Yup. @Richard Lines , You should take a look at the short films from Public Matters. Some good explainers about the level of re-organisation and disruption experienced by the NHS. Almost from it's inception, it was being undermined by those who wanted a slice of the action.

BTW, Scotland is not immune, we also have invidious and hidden privatisation of our NHS.

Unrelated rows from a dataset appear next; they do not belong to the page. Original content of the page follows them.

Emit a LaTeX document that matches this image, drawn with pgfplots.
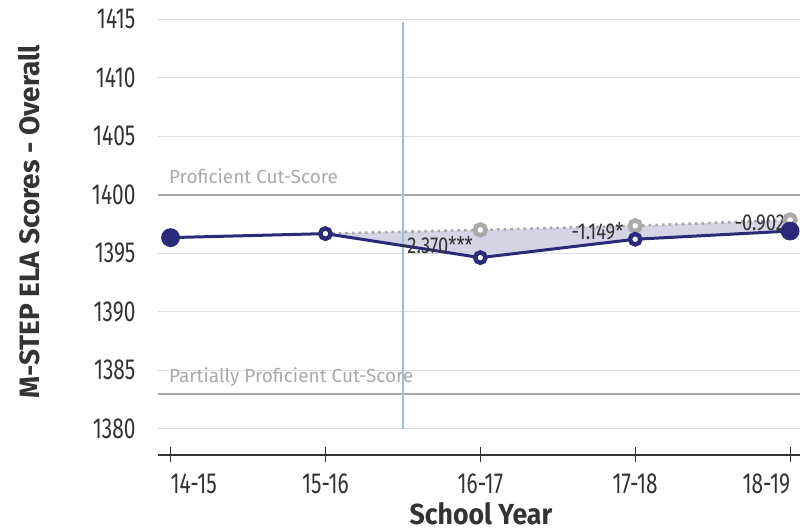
\documentclass[border=0pt]{standalone}
\usepackage{fontspec}
\setmainfont{Fira Sans}
\newfontfamily\condensed{Fira Sans}[FakeStretch=0.72]
\newfontfamily\semicond{Fira Sans}[FakeStretch=0.8]
\newfontfamily\slightcond{Fira Sans}[FakeStretch=0.92]
\usepackage{pgfplots}
\pgfplotsset{compat=1.18}

\definecolor{navy}{HTML}{2B2A78}
\definecolor{ptgray}{HTML}{AAAAAA}
\definecolor{gridgray}{HTML}{DDDDDD}
\definecolor{cutgray}{HTML}{A8A8A8}
\definecolor{vline}{HTML}{9CC0DC}
\definecolor{txt}{HTML}{333333}

\begin{document}
\begin{tikzpicture}
\begin{axis}[
  scale only axis,
  width=321pt, height=217.85pt,
  xmin=-0.081, xmax=4.064,
  ymin=1377.76, ymax=1415,
  axis x line*=bottom,
  axis y line*=left,
  y axis line style={draw=none},
  x axis line style={draw=txt, line width=0.8pt},
  ytick={1380,1385,...,1415},
  ytick style={draw=none},
  ymajorgrids,
  grid style={gridgray, line width=0.7pt},
  xtick={0,1,2,3,4},
  xticklabels={\makebox[0pt][l]{14-15},15-16,16-17,17-18,\makebox[0pt][r]{18-19}},
  tick align=center,
  major tick length=7.5pt,
  xtick style={draw=txt, line width=0.5pt},
  tick label style={font=\fontsize{14.5}{16}\condensed, text=txt},
  yticklabel style={xshift=-4pt},
  xticklabel style={yshift=-2pt},
  yticklabel={\pgfmathprintnumber[1000 sep={}]{\tick}},
  /pgf/number format/assume math mode=true,
  ylabel={M-STEP ELA Scores - Overall},
  xlabel={School Year},
  every axis y label/.style={at={(axis description cs:-0.2,0.536)}, rotate=90, anchor=center,
    font=\fontsize{14}{16}\bfseries, text=txt},
  every axis x label/.style={at={(axis description cs:0.503,0)}, anchor=center, yshift=-29.5pt,
    font=\fontsize{14.5}{16}\bfseries\slightcond, text=txt},
  clip=true,
]
\coordinate (bl) at (rel axis cs:0,0);

% cut-score reference lines
\addplot[cutgray, line width=1pt] coordinates {(-1,1400) (5,1400)};
\addplot[cutgray, line width=1pt] coordinates {(-1,1383) (5,1383)};
\node[anchor=base west, font=\fontsize{9.5}{11}\selectfont, text=ptgray, xshift=2pt, yshift=5.5pt]
  at (axis cs:-0.081,1400) {Proficient Cut-Score};
\node[anchor=base west, font=\fontsize{9.5}{11}\selectfont, text=ptgray, xshift=2pt, yshift=5.5pt]
  at (axis cs:-0.081,1383) {Partially Proficient Cut-Score};

% gap between observed and projected
\addplot[fill=navy!20, draw=none] coordinates {
  (1,1396.68) (2,1394.63) (3,1396.2) (4,1396.9)
  (4,1397.85) (3,1397.35) (2,1397.0)} -- cycle;

% policy line
\addplot[vline, line width=0.75pt] coordinates {(1.5,1380) (1.5,1414.8)};

% projected (gray, dotted)
\addplot[ptgray, line width=1.3pt, dotted] coordinates {
  (1,1396.68) (2,1397.0) (3,1397.35) (4,1397.85)};
\addplot[only marks, mark=*, mark size=2.7pt,
  mark options={fill=white, draw=ptgray, line width=2.3pt}] coordinates {
  (2,1397.0) (3,1397.35) (4,1397.85)};

% observed (navy)
\addplot[navy, line width=1.5pt] coordinates {
  (0,1396.34) (1,1396.68) (2,1394.63) (3,1396.2) (4,1396.9)};
\addplot[only marks, mark=*, mark size=2.6pt,
  mark options={fill=white, draw=navy, line width=2.2pt}] coordinates {
  (1,1396.68) (2,1394.63) (3,1396.2)};
\addplot[only marks, mark=*, mark size=4.5pt, mark options={fill=navy, draw=navy}] coordinates {
  (0,1396.34) (4,1396.9)};

% difference labels
\node[font=\fontsize{11.5}{13}\semicond, text=txt] at (axis cs:1.72,1395.72) {-2.370***};
\node[font=\fontsize{11.5}{13}\semicond, text=txt] at (axis cs:2.757,1396.9) {-1.149*};
\node[font=\fontsize{11.5}{13}\semicond, text=txt] at (axis cs:3.805,1397.6) {-0.902};
\end{axis}
\pgfresetboundingbox
\path ([shift={(-79pt,-37.5pt)}]bl) rectangle ([shift={(321pt,227.5pt)}]bl);
\end{tikzpicture}
\end{document}
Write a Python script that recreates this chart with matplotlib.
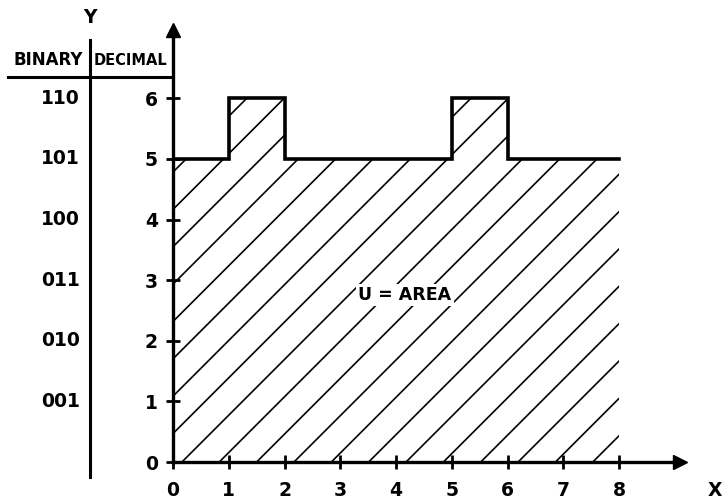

EDIT: Apologies Richard, I missed your later explainer about re-structuring. The films are still worth watching though.

 
Jim - I should express myself more clearly. I'm suggesting that it needs restructuring in a way that benefits the UK population rather then the efforts to date.

Regards

Richard

After doing some reading & research, it seems that there was not much wrong with the NHS model as originally envisaged. It is far more efficient than any privatised health care model (some experts say by a factor of 300%).
Governments can fully fund anything they choose and our health is our most important asset and resource. The NHS's problems are mostly visited upon it by deliberate, idealogical underfunding and attempts to turn it into a market place. It's the marketised parts of the NHS that continually fail and yet ideology and greed mean that accelerated privatisation is on the cards.
 
100k out of 70 million is tiny. Either way, it's a reasonable assumption that anyone contemplating cutting electricity isn't reliant on medical equipment for survival.
An amount of people similar to population of a town is tiny? Hmm.

Few, if any, will be contemplating it. Many reliant on electricity face having to cope with rolling blackouts, hence "no part of human physiology is dependent on electricity" is incorrect.
 
Funny how this "global energy crisis" is having a larger impact here than some of our European neighbours. Obviously big bad Putin hasn't turned off their taps yet.

 
Ever decreasing circles.
The context was someone (ONE person) up-thread pondering whether he might save some money by asking to have is electricity supply cut off, to which someone else responded that he couldn't possibly survive without electricity. That's got nothing to do with life-sustaining medical equipment or rolling blackouts.